Compra-lo exige uma operação secreta. Qualquer pessoa em sã consciência correria do produto depois de ver o local onde ele é estocado. Mas ela está cegam refém do que as pessoas querem dela.
A partir daí passamos a entender o porquê esse filme não entra na categoria de drama e sim, de terror.
Mais especificamente, um body horror ou horror corporal, subgênero que explora mutilações e deformações do corpo humano com o objetivo de chocar. E você vai se chocar!
Ao ver o que está sendo mostrado na tela, vai ser capaz de sentir o mesmo em seu corpo. Após tomar a substância do título do filme, Elisabeth tem as suas costas rasgadas para dar à luz uma espécie de clone: Sue (Margaret Qualley), uma versão de si 30 anos mais jovem.
Enquanto Sue se admira no espelho, Elizabeth permanece desacordada no chão do banheiro. Ambas estão nuas. E a nova personagem tem de costurar as costas de sua matriz. Afinal, vai precisar dela.
Cada furo na pele, cada passada de linha são mostrados. Pra gente pensar mesmo. Vale toda essa dor? Vale todo esse sacrifício? É isso que eu realmente quero pra ficar mais bonito, mais jovem?
Enquanto uma vive a vida, a outra entra numa espécie de hibernação. E o sofrimento não para aí. A substância tem um efeito temporário. E exige um revezamento.
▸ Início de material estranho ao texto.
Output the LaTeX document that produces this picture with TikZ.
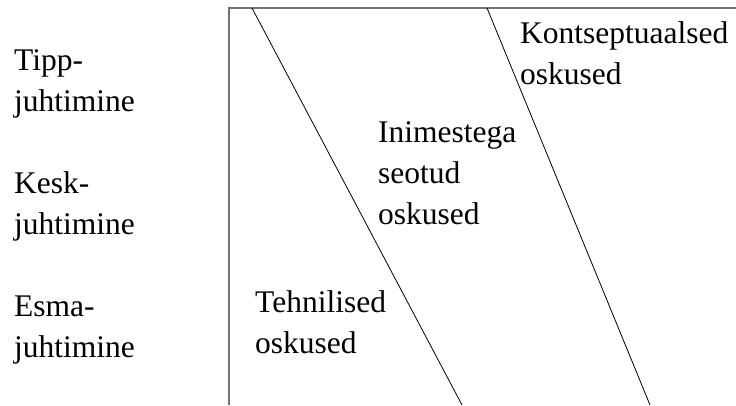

A cada sete dias, as mulheres precisam trocar de papéis.
Enquanto uma vive a vida, a outra entra numa espécie de hibernação, sendo alimentada por um produto fornecido pela empresa ou por um líquido retirado diretamente da espinha dorsal com uma agulha grossa e comprida.
Qualquer atraso no prazo da troca, traz consequências irreversíveis para as pacientes. Quer dizer, paciente. No singular mesmo. Porque a empresa responsável pelo produto deixa claro que não existem duas pessoas.
Elizabeth e Sue são a mesma. Só os corpos são diferentes. Na teoria. A prática é bem diferente. Como lidar com essa montanha-russa na vida?
Numa semana, você amarga a solidão e o desprezo, inclusive do jovem com que fez amor na semana anterior que estava com um corpo diferente, e na outra, você é quem sempre seria se o tempo não existisse.
A Substância ganhou o prêmio de melhor roteiro no Festival de Cannes deste ano. E só não vai agradar a todos os públicos porque, ao final, a diretora usa o exagero para marcar as mensagens que quer passar.
O banho de sangue desses procedimentos estéticos desnecessários entra literalmente na história. E um monstro surge implorando para que as pessoas o vejam como um ser humano e não como uma aberração.
Quantas celebridades vítimas de procedimentos errados não se sentem assim? Quantas pessoas não se sentem assim por envelhecer? Gosto demais e sou defensor do cinema de entretenimento.
Não acho que todo filme precisa deixar uma mensagem de autoajuda para mudar a vida de alguém. Mas quando há uma obra capaz de me fazer sair do cinema com a cabeça cheia de pensamentos, valorizo demais. E essa Substância não sai da minha cabeça.
Tomara que possa ser injetada em outras, principalmente, as que pensam que beleza se constrói na sala de cirurgia.